To conserve Britain’s “green and pleasant land”, the minister said, there would be no introduction of massed solar panels. Instead the policy would be to free up red tape to allow them to be installed on industrial rooftops.
She also announced that six companies had been shortlisted for “the exciting new technology of small modular nuclear reactors”, with Rolls-Royce at the forefront.
Ms Coutinho, who parents emigrated to Britain from India, added that since 2010 the government has secured £200 billion in low-carbon investments and up to £375 billion of investment was coming.
The Conservatives’ continued pro-car policy was enhanced by Transport Secretary Mark Harper who accused Labour of “making driving more expensive” while removing people’s “freedom to get from A to B however you want”.
He condemned the misuse of “15-minute cities” where all amenities including work can be reached by a 15-minute walk or bike ride.
He attacked councils that “ration people who use the road and police it all with CCTV”, saying the government would cut them off from the DVLA driving database if the local authorities “don’t follow the rules”.

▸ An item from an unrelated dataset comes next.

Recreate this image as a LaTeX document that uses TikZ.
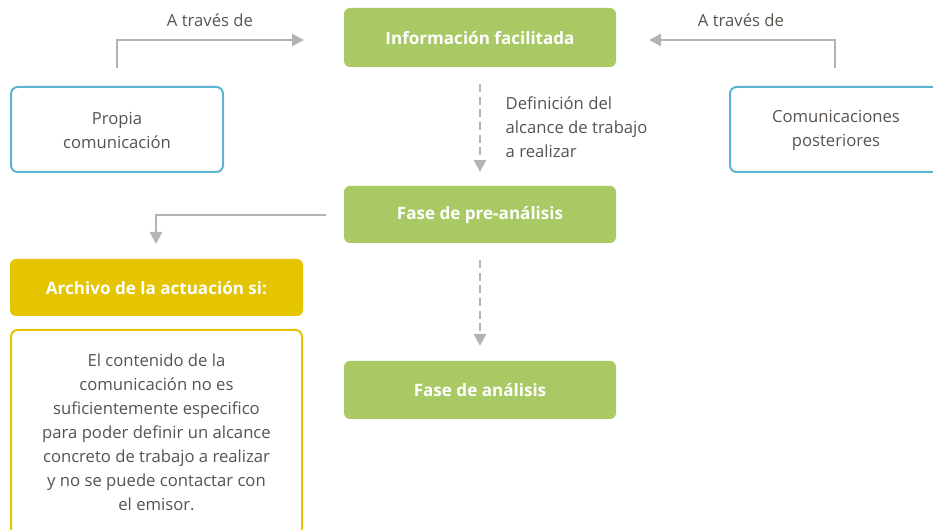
\documentclass[tikz,border=0pt]{standalone}
\usepackage{fontspec}
\setmainfont{Open Sans}
\usetikzlibrary{arrows.meta}
\definecolor{greenbox}{HTML}{A8C964}
\definecolor{bluebd}{HTML}{5BB5D2}
\definecolor{yellowbox}{HTML}{E5C400}
\definecolor{arrowgray}{HTML}{B4B4B4}
\definecolor{txt}{HTML}{58534E}
\tikzset{
  greennode/.style={fill=greenbox, rounded corners=4.5pt, text=white, font=\bfseries\fontsize{12.8}{15}\selectfont, align=center},
  bluenode/.style={draw=bluebd, line width=1.5pt, rounded corners=5pt, fill=white, text=txt, align=center},
  yellownode/.style={fill=yellowbox, rounded corners=4.5pt, text=white, font=\bfseries\fontsize{12.8}{15}\selectfont, align=center},
  yellowbody/.style={draw=yellowbox, line width=1.5pt, rounded corners=5pt, fill=white},
  graytext/.style={text=txt, font=\fontsize{12.5}{18}\selectfont},
  grayarrow/.style={draw=arrowgray, line width=2pt, -{Triangle[length=9pt,width=9pt]}},
  dasharrow/.style={draw=arrowgray, line width=2pt, dash pattern=on 6pt off 3.5pt, -{Triangle[length=9pt,width=9pt]}}
}
\begin{document}
\begin{tikzpicture}[x=0.75pt,y=-0.75pt]
\useasboundingbox (0,0) rectangle (933,530);
% green boxes
\path[greennode] (344,8) rectangle (616,67);
\node[greennode] (info) at (480,38) {Información facilitada};
\path[greennode] (344,186) rectangle (616,243);
\node[greennode] (pre) at (480,215) {Fase de pre-análisis};
\path[greennode] (344,361) rectangle (616,419);
\node[greennode] (ana) at (480,390.5) {Fase de análisis};
% blue boxes
\draw[bluenode] (11,87) rectangle (223,172);
\node[graytext, align=center] (propia) at (117,130) {Propia\\comunicación};
\draw[bluenode] (730,87) rectangle (940,172);
\node[graytext, align=center] (posteriores) at (836,130) {Comunicaciones\\posteriores};
% yellow
\path[yellownode] (10,259) rectangle (303,316);
\node[yellownode] (archivo) at (156.5,288) {Archivo de la actuación si:};
\draw[yellowbody] (11,330) rectangle (302,545);
\node[graytext, align=center] (cond) at (156.5,432) {El contenido de la\\comunicación no es\\suficientemente especifico\\para poder definir un alcance\\concreto de trabajo a realizar\\y no se puede contactar con\\el emisor.};
% coordinates
\coordinate (l0) at (117,68);
\coordinate (l1) at (117,40);
\coordinate (l2) at (304,40);
\coordinate (r0) at (835,68);
\coordinate (r1) at (835,40);
\coordinate (r2) at (649,40);
\coordinate (d1s) at (480,84);
\coordinate (d1e) at (480,172);
\coordinate (d2s) at (480,260);
\coordinate (d2e) at (480,346);
\coordinate (a0) at (326,215);
\coordinate (a1) at (156,215);
\coordinate (a2) at (156,244);
\draw[grayarrow] (l0) -- (l1) -- (l2);
\draw[grayarrow] (r0) -- (r1) -- (r2);
\draw[dasharrow] (d1s) -- (d1e);
\draw[dasharrow] (d2s) -- (d2e);
\draw[grayarrow] (a0) -- (a1) -- (a2);
% labels
\node[graytext] (t1) at (210,20.5) {A través de};
\node[graytext] (t2) at (741,20.5) {A través de};
\node[graytext, align=left, anchor=north west] (def) at (501,92.5) {Definición del\\alcance de trabajo\\a realizar};
\end{tikzpicture}
\end{document}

Meanwhile, former prime minister Liz Truss said the government should push ahead with exploiting the UK’s oil and gas reserves.
Highlighting the situation of fracking for shale gas in the US, she said “we can learn those lessons here in the UK”.
“We are sitting on 50 years worth of sustainable gas," Ms Truss told a Tory conference fringe event.
“Can you imagine, if we unleash that, what that will mean for households, what that will mean for businesses?"